Christina Morin I managed to be away on holiday for last week’s snowfall -luckily, some would say. Being from New Hampshire, however, and a fan of such snow, I’m hoping the weather will continue over December. It’s perfect, I think, for curling up in front of a roaring fire with a cup of hot tea and my new Kindle. A birthday present from my thoughtful hubby, the Kindle has been a rather unexpected delight already. Although I’m sure it will never replace the “real” thing, the Kindle has proven a handy little gadget, especially whilst on holiday – no lugging loads of paperbacks in my suitcase, access to the internet where there’s free wi-fi, and only a few teething problems so far as I’ve been able to tell. Over Christmas, I’m looking forward to rounding out my post-Christmas-dinner satisfaction with a few of my childhood favourites – L.M. Montgomery’s Anne of Green Gables series. That’s one of the great things about the Kindle for fans of eighteenth- and nineteenth-century texts – they’re substantially cheaper than more recent titles. A bargain well-suited to today’s recessecionary times!

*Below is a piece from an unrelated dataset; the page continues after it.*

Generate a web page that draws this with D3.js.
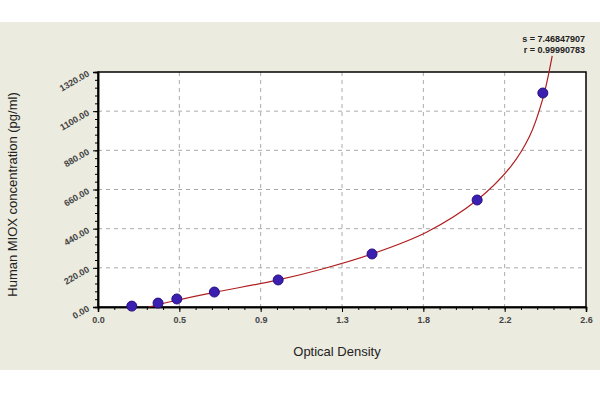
<!DOCTYPE html>
<html><head><meta charset="utf-8">
<script src="https://cdn.jsdelivr.net/npm/d3@7"></script>
<style>body{margin:0;background:#fff}</style>
</head><body>
<div id="chart"></div>
<script>
// Measured standard points (OD, pg/ml)
const od = [0.18, 0.32, 0.42, 0.62, 0.96, 1.46, 2.02, 2.37];
const conc = [5, 22, 45, 84, 152, 298, 601, 1202];
// Fitted curve
const curveOd = [0.27, 0.42, 0.62, 0.96, 1.2, 1.46, 1.75, 2.02, 2.2, 2.3, 2.37, 2.42];
const curveConc = [0, 38, 82, 152, 215, 298, 420, 601, 790, 960, 1170, 1410];
const xTicks = [0, 2.6 / 6, 2 * 2.6 / 6, 3 * 2.6 / 6, 4 * 2.6 / 6, 5 * 2.6 / 6, 2.6];
const xTickLabels = ["0.0", "0.5", "0.9", "1.3", "1.8", "2.2", "2.6"];
const yTicks = [0, 220, 440, 660, 880, 1100, 1320];
const statLines = ["s = 7.46847907", "r = 0.99990783"];

const w = 600, h = 400;
const mLeft = 98, mRight = 586, mTop = 72, mBottom = 307;

const svg = d3.select("#chart").append("svg").attr("width", w).attr("height", h);
svg.append("rect").attr("x", 0).attr("y", 22).attr("width", w).attr("height", 348).attr("fill", "#ecebdf");

const x = d3.scaleLinear().domain([0, 2.6]).range([mLeft, mRight]);
const y = d3.scaleLinear().domain([0, 1320]).range([mBottom, mTop]);

svg.append("rect").attr("x", mLeft).attr("y", mTop).attr("width", mRight - mLeft).attr("height", mBottom - mTop)
  .attr("fill", "#fff");

// grid
svg.append("g").selectAll("line").data(xTicks.slice(1, -1)).join("line")
  .attr("x1", d => x(d)).attr("x2", d => x(d)).attr("y1", mTop).attr("y2", mBottom)
  .attr("stroke", "#aaa").attr("stroke-dasharray", "4,4");
svg.append("g").selectAll("line").data(yTicks.slice(1, -1)).join("line")
  .attr("x1", mLeft).attr("x2", mRight).attr("y1", d => y(d)).attr("y2", d => y(d))
  .attr("stroke", "#aaa").attr("stroke-dasharray", "4,4");

// axes
const xAxis = svg.append("g").attr("transform", `translate(0,${mBottom})`)
  .call(d3.axisBottom(x).tickValues(xTicks).tickFormat((d, i) => xTickLabels[i]).tickSize(5));
svg.append("g").attr("transform", `translate(0,${mBottom})`)
  .call(d3.axisBottom(x).tickValues(d3.range(0, 31).map(i => i * 2.6 / 30)).tickFormat("").tickSize(3));
const yAxis = svg.append("g").attr("transform", `translate(${mLeft},0)`)
  .call(d3.axisLeft(y).tickValues(yTicks).tickFormat(d3.format(".2f")).tickSize(5));
svg.append("g").attr("transform", `translate(${mLeft},0)`)
  .call(d3.axisLeft(y).tickValues(d3.range(0, 31).map(i => i * 44)).tickFormat("").tickSize(3));
svg.selectAll(".domain").attr("stroke", "#000").attr("stroke-width", 1.5);
xAxis.selectAll("text").attr("font-family", "Arial, Liberation Sans").attr("font-size", 9).attr("font-weight", "bold").attr("fill", "#444").attr("dy", "0.9em");
yAxis.selectAll("text").attr("font-family", "Arial, Liberation Sans").attr("font-size", 9).attr("font-weight", "bold").attr("fill", "#444")
  .attr("x", null).attr("dy", null).attr("text-anchor", "end")
  .attr("transform", "translate(-8,3) rotate(-30)");

// frame
svg.append("rect").attr("x", mLeft).attr("y", mTop).attr("width", mRight - mLeft).attr("height", mBottom - mTop)
  .attr("fill", "none").attr("stroke", "#000").attr("stroke-width", 1.5);

// curve
const curveData = curveOd.map((d, i) => [d, curveConc[i]]);
svg.append("path").datum(curveData)
  .attr("d", d3.line().x(d => x(d[0])).y(d => y(d[1])).curve(d3.curveCatmullRom))
  .attr("fill", "none").attr("stroke", "#b02020").attr("stroke-width", 1.2);

// points
svg.append("g").selectAll("circle").data(od).join("circle")
  .attr("cx", d => x(d)).attr("cy", (d, i) => y(conc[i])).attr("r", 5)
  .attr("fill", "#3a1fb0").attr("stroke", "#2a1080");

// labels
svg.append("text").attr("x", (mLeft + mRight) / 2 - 5).attr("y", 356).attr("text-anchor", "middle")
  .attr("font-family", "Arial, Liberation Sans").attr("font-size", 13).attr("fill", "#222").text("Optical Density");
svg.append("text").attr("transform", `translate(17,${(mTop + mBottom) / 2 + 5}) rotate(-90)`).attr("text-anchor", "middle")
  .attr("font-family", "Arial, Liberation Sans").attr("font-size", 13).attr("fill", "#222")
  .text("Human MIOX concentration (pg/ml)");
svg.append("g").selectAll("text").data(statLines).join("text")
  .attr("x", 585).attr("y", (d, i) => 42 + i * 11).attr("text-anchor", "end")
  .attr("font-family", "Arial, Liberation Sans").attr("font-size", 9).attr("font-weight", "bold").attr("fill", "#222")
  .text(d => d);
</script>
</body></html>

Kevin O’Sullivan It came as a surprise to read last week that Come Here to Me! had only reached its first birthday – it seems like that their mix of history, football, music and stories from Dublin’s streets has been around a lot longer. Something that has been around a long time, but for some reason has popped up three times on a variety of television channels over the last month, is The Day of the Jackal, the 1973 film about an attempted assassination of Charles de Gaulle, based on Freddie Forsyth’s novel of the same name. I’ve no idea whether it’s historically accurate or not, but with such a cracking storyline, who cares? For the weather that’s in it, Sara Wheeler’s The Magnetic North: Notes from the Arctic Circle (which I may have recommended here before) is a superb read: part travelogue, part history, and excellent throughout. Finally, over the last month I’ve been watching bits of the new series, Reeling in the Years: The 2000s, on RTÉ 1. It’s too soon, of course, but no less compelling as an example of how history reflects the times it’s written in.